- Film tie-in story, Boy's Cinema (26 November, 1932)
- Directed by: Widgey R. Newman
- Written by: Geoffrey Clarke
- Produced by: Geoffrey Clarke
- Starring: Moore Marriott; Wally Patch; Terence de Marney;
- Production company: Delta-Film
- Distributed by: Butcher's Film Service
- Release date: 28 November 1932;
- Running time: 48 minutes
- Country: United Kingdom
- Language: English

= Heroes of the Mine (1932 film) =

1932 film

Heroes of the Mine is a lost 1932 British drama film directed by Widgey R. Newman and starring Moore Marriott, Wally Patch and Terence de Marney.

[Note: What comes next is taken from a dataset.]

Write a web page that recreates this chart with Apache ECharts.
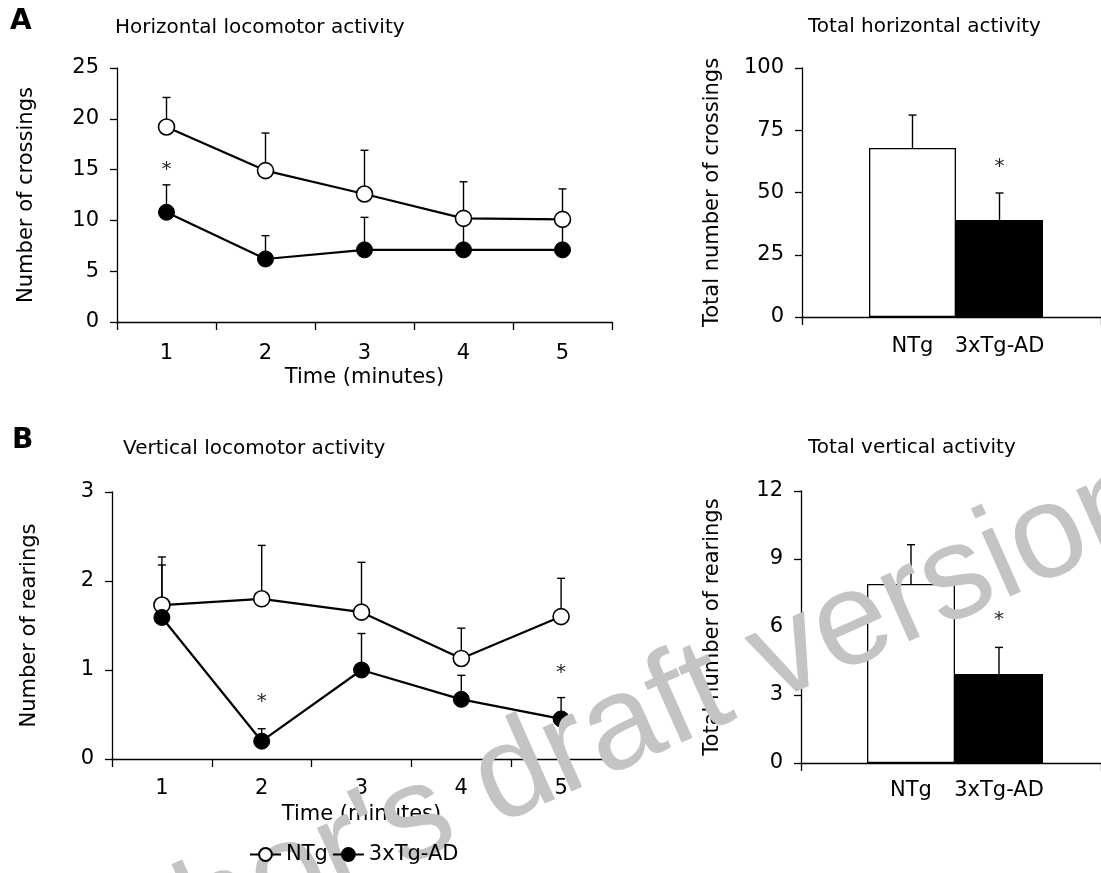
<!DOCTYPE html>
<html lang="en">
<head>
    <meta charset="UTF-8">
    <title>Locomotor activity</title>
    <style>
        html, body { margin: 0; padding: 0; background: #fff; }
        #root { width: 1101px; height: 873px; }
    </style>
</head>
<body>
    <div id="root"></div>
    <script src="https://cdn.jsdelivr.net/npm/echarts@6/dist/echarts.min.js"></script>
    <script>
        // values
        var minutes = ['1', '2', '3', '4', '5'];
        var groups = ['NTg', '3xTg-AD'];

        var ntgCross = [19.2, 14.9, 12.6, 10.2, 10.1];
        var ntgCrossUp = [22.1, 18.6, 16.9, 13.8, 13.1];
        var tgCross = [10.8, 6.2, 7.1, 7.1, 7.1];
        var tgCrossUp = [13.5, 8.5, 10.3, 10.0, 9.8];
        var crossStars = [[0, 15.45]];

        var totalCross = [67.9, 39.0];
        var totalCrossUp = [81.1, 49.8];
        var totalCrossStars = [[1, 62.2]];

        var ntgRear = [1.73, 1.80, 1.65, 1.13, 1.60];
        var ntgRearUp = [2.27, 2.40, 2.21, 1.47, 2.03];
        var tgRear = [1.59, 0.20, 1.00, 0.67, 0.45];
        var tgRearUp = [2.18, 0.34, 1.41, 0.94, 0.69];
        var rearStars = [[1, 0.70], [4, 1.02]];

        var totalRear = [7.9, 3.93];
        var totalRearUp = [9.63, 5.1];
        var totalRearStars = [[1, 6.53]];

        var FONT = 'DejaVu Sans';
        var INK = '#000';

        function errData(mean, up) {
            return mean.map(function (m, i) { return [i, m, up[i]]; });
        }

        function errRender(params, api) {
            var p0 = api.coord([api.value(0), api.value(1)]);
            var p1 = api.coord([api.value(0), api.value(2)]);
            var st = { stroke: INK, lineWidth: 1.4 };
            return {
                type: 'group',
                children: [
                    { type: 'line', shape: { x1: p0[0], y1: p0[1], x2: p1[0], y2: p1[1] }, style: st },
                    { type: 'line', shape: { x1: p1[0] - 4, y1: p1[1], x2: p1[0] + 4, y2: p1[1] }, style: st }
                ]
            };
        }

        function errSeries(mean, up, xi, z) {
            return {
                type: 'custom', xAxisIndex: xi, yAxisIndex: xi, z: z,
                renderItem: errRender, data: errData(mean, up), silent: true
            };
        }

        function starSeries(pts, xi) {
            return {
                type: 'scatter', xAxisIndex: xi, yAxisIndex: xi, z: 5,
                symbolSize: 1, itemStyle: { opacity: 0 }, data: pts,
                label: {
                    show: true, position: 'inside', formatter: '*', offset: [0, 5],
                    color: '#222', fontSize: 20, fontFamily: FONT, opacity: 1
                },
                silent: true
            };
        }

        function lineSeries(name, vals, xi, filled) {
            return {
                name: name, type: 'line', xAxisIndex: xi, yAxisIndex: xi, z: 3,
                data: vals, symbol: 'circle', symbolSize: 16,
                lineStyle: { color: INK, width: 2.2 },
                itemStyle: filled ? { color: INK, borderColor: INK, borderWidth: 1 }
                                  : { color: '#fff', borderColor: INK, borderWidth: 1.6 },
                emphasis: { disabled: true }
            };
        }

        function barSeries(vals, xi) {
            return {
                type: 'bar', xAxisIndex: xi, yAxisIndex: xi, z: 2,
                barWidth: '100%', barCategoryGap: '0%',
                data: [
                    { value: vals[0], itemStyle: { color: '#fff', borderColor: INK, borderWidth: 1.3 } },
                    { value: vals[1], itemStyle: { color: INK, borderColor: INK, borderWidth: 1.3 } }
                ],
                emphasis: { disabled: true }, silent: true
            };
        }

        var axisLine = { show: true, lineStyle: { color: INK, width: 1.3 } };
        var tick = { show: true, length: 7, lineStyle: { color: INK, width: 1.3 } };
        var labelStyle = { color: INK, fontSize: 21, fontFamily: FONT };
        var nameStyle = { color: INK, fontSize: 21, fontFamily: FONT };

        function catAxis(gi, margin) {
            return {
                type: 'category', gridIndex: gi, data: minutes, boundaryGap: true,
                axisLine: axisLine, axisTick: { show: true, length: 8, interval: 0, lineStyle: tick.lineStyle },
                axisLabel: Object.assign({ margin: margin, interval: 0 }, labelStyle),
                name: 'Time (minutes)', nameLocation: 'middle', nameGap: 45, nameTextStyle: nameStyle,
                splitLine: { show: false }
            };
        }
        function valAxis(gi, max, step, name, gap) {
            return {
                type: 'value', gridIndex: gi, min: 0, max: max, interval: step,
                axisLine: axisLine, axisTick: tick,
                axisLabel: Object.assign({ margin: 18 }, labelStyle),
                name: name, nameLocation: 'middle', nameGap: gap, nameTextStyle: nameStyle,
                splitLine: { show: false }
            };
        }
        function frameX(gi) {
            return {
                type: 'value', gridIndex: gi, min: 0, max: 1, interval: 1,
                axisLine: axisLine, axisTick: { show: true, length: 8, lineStyle: tick.lineStyle },
                axisLabel: { show: false }, splitLine: { show: false }
            };
        }
        function barX(gi, margin) {
            return {
                type: 'category', gridIndex: gi, data: groups,
                axisLine: { show: false }, axisTick: { show: false },
                axisLabel: Object.assign({ margin: margin, interval: 0, hideOverlap: false }, labelStyle)
            };
        }
        function hiddenY(gi, max) {
            return { type: 'value', gridIndex: gi, min: 0, max: max, show: false, splitLine: { show: false } };
        }

        var titleStyle = { color: INK, fontSize: 20, fontWeight: 'normal', fontFamily: FONT };
        var panelStyle = { color: INK, fontSize: 28, fontWeight: 'bold', fontFamily: FONT };

        var option = {
            backgroundColor: '#fff',
            animation: false,
            title: [
                { text: 'A', left: 10, top: 8, padding: 0, textStyle: panelStyle },
                { text: 'Horizontal locomotor activity', left: 115, top: 18, padding: 0, textStyle: titleStyle },
                { text: 'Total horizontal activity', left: 808, top: 17, padding: 0, textStyle: titleStyle },
                { text: 'B', left: 12, top: 427, padding: 0, textStyle: panelStyle },
                { text: 'Vertical locomotor activity', left: 123, top: 439, padding: 0, textStyle: titleStyle },
                { text: 'Total vertical activity', left: 808, top: 438, padding: 0, textStyle: titleStyle }
            ],
            legend: {
                data: ['NTg', '3xTg-AD'], left: 249, top: 844, padding: 0, z: 120,
                itemWidth: 31, itemHeight: 16, itemGap: 4,
                textStyle: { color: INK, fontSize: 21, fontFamily: FONT },
                selectedMode: false
            },
            grid: [
                { left: 117, top: 68, width: 495, height: 254 },
                { left: 802, top: 68, width: 299, height: 249 },
                { left: 869, top: 68, width: 174, height: 249 },
                { left: 112, top: 492, width: 499, height: 267 },
                { left: 801, top: 491, width: 300, height: 272 },
                { left: 867, top: 491, width: 176, height: 272 }
            ],
            xAxis: [
                catAxis(0, 21),
                frameX(1),
                barX(2, 19),
                catAxis(3, 19),
                frameX(4),
                barX(5, 17)
            ],
            yAxis: [
                valAxis(0, 25, 5, 'Number of crossings', 80),
                valAxis(1, 100, 25, 'Total number of crossings', 79),
                hiddenY(2, 100),
                valAxis(3, 3, 1, 'Number of rearings', 72),
                valAxis(4, 12, 3, 'Total number of rearings', 78),
                hiddenY(5, 12)
            ],
            series: [
                errSeries(ntgCross, ntgCrossUp, 0, 1),
                errSeries(tgCross, tgCrossUp, 0, 1),
                lineSeries('NTg', ntgCross, 0, false),
                lineSeries('3xTg-AD', tgCross, 0, true),
                starSeries(crossStars, 0),

                barSeries(totalCross, 2),
                errSeries(totalCross, totalCrossUp, 2, 3),
                starSeries(totalCrossStars, 2),

                errSeries(ntgRear, ntgRearUp, 3, 1),
                errSeries(tgRear, tgRearUp, 3, 1),
                lineSeries('NTg', ntgRear, 3, false),
                lineSeries('3xTg-AD', tgRear, 3, true),
                starSeries(rearStars, 3),

                barSeries(totalRear, 5),
                errSeries(totalRear, totalRearUp, 5, 3),
                starSeries(totalRearStars, 5)
            ],
            graphic: [
                {
                    type: 'text', z: 100, silent: true,
                    x: 577, y: 749, rotation: 24 * Math.PI / 180,
                    style: {
                        text: "Author's draft version",
                        font: '133px "Liberation Sans"',
                        fill: '#c4c4c4',
                        textAlign: 'center', textVerticalAlign: 'middle'
                    }
                }
            ]
        };

        var chart = echarts.init(document.getElementById('root'), null, { renderer: 'canvas' });
        chart.setOption(option);
    </script>
</body>
</html>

It was written by Geoffrey Clarke, and made as a quota quickie at Bushey Studios.

== Preservation status ==
The British Film Institute National Archive holds no stills or ephemera, and no film or video materials.

==Plot==
Blasting operations in the a mine cause a roof collapse which imprisons a gang of miners. One of the men confesses that years before he committed a theft and framed another man. That man turns out to be one of the entombed men.

==Cast==
- Moore Marriott as Gaffer
- Wally Patch as Bob
- Terence de Marney as youngster
- John Milton as Taffy
- Eric Adeney as Timberman
- Agnes Brantford as Mrs. Latham
- Ian Wilson as ponyboy

== Reception ==
Picturegoer wrote: Moore Marriott ... gives a sincere characterisation, as do all the rest of the cast. The mining-town scenes are true to type and the effect of realism has been well attained."

Picture Show wrote: "Simple, sombre story ... Technically accurate backgrounds, competent acting, and straightforward direction."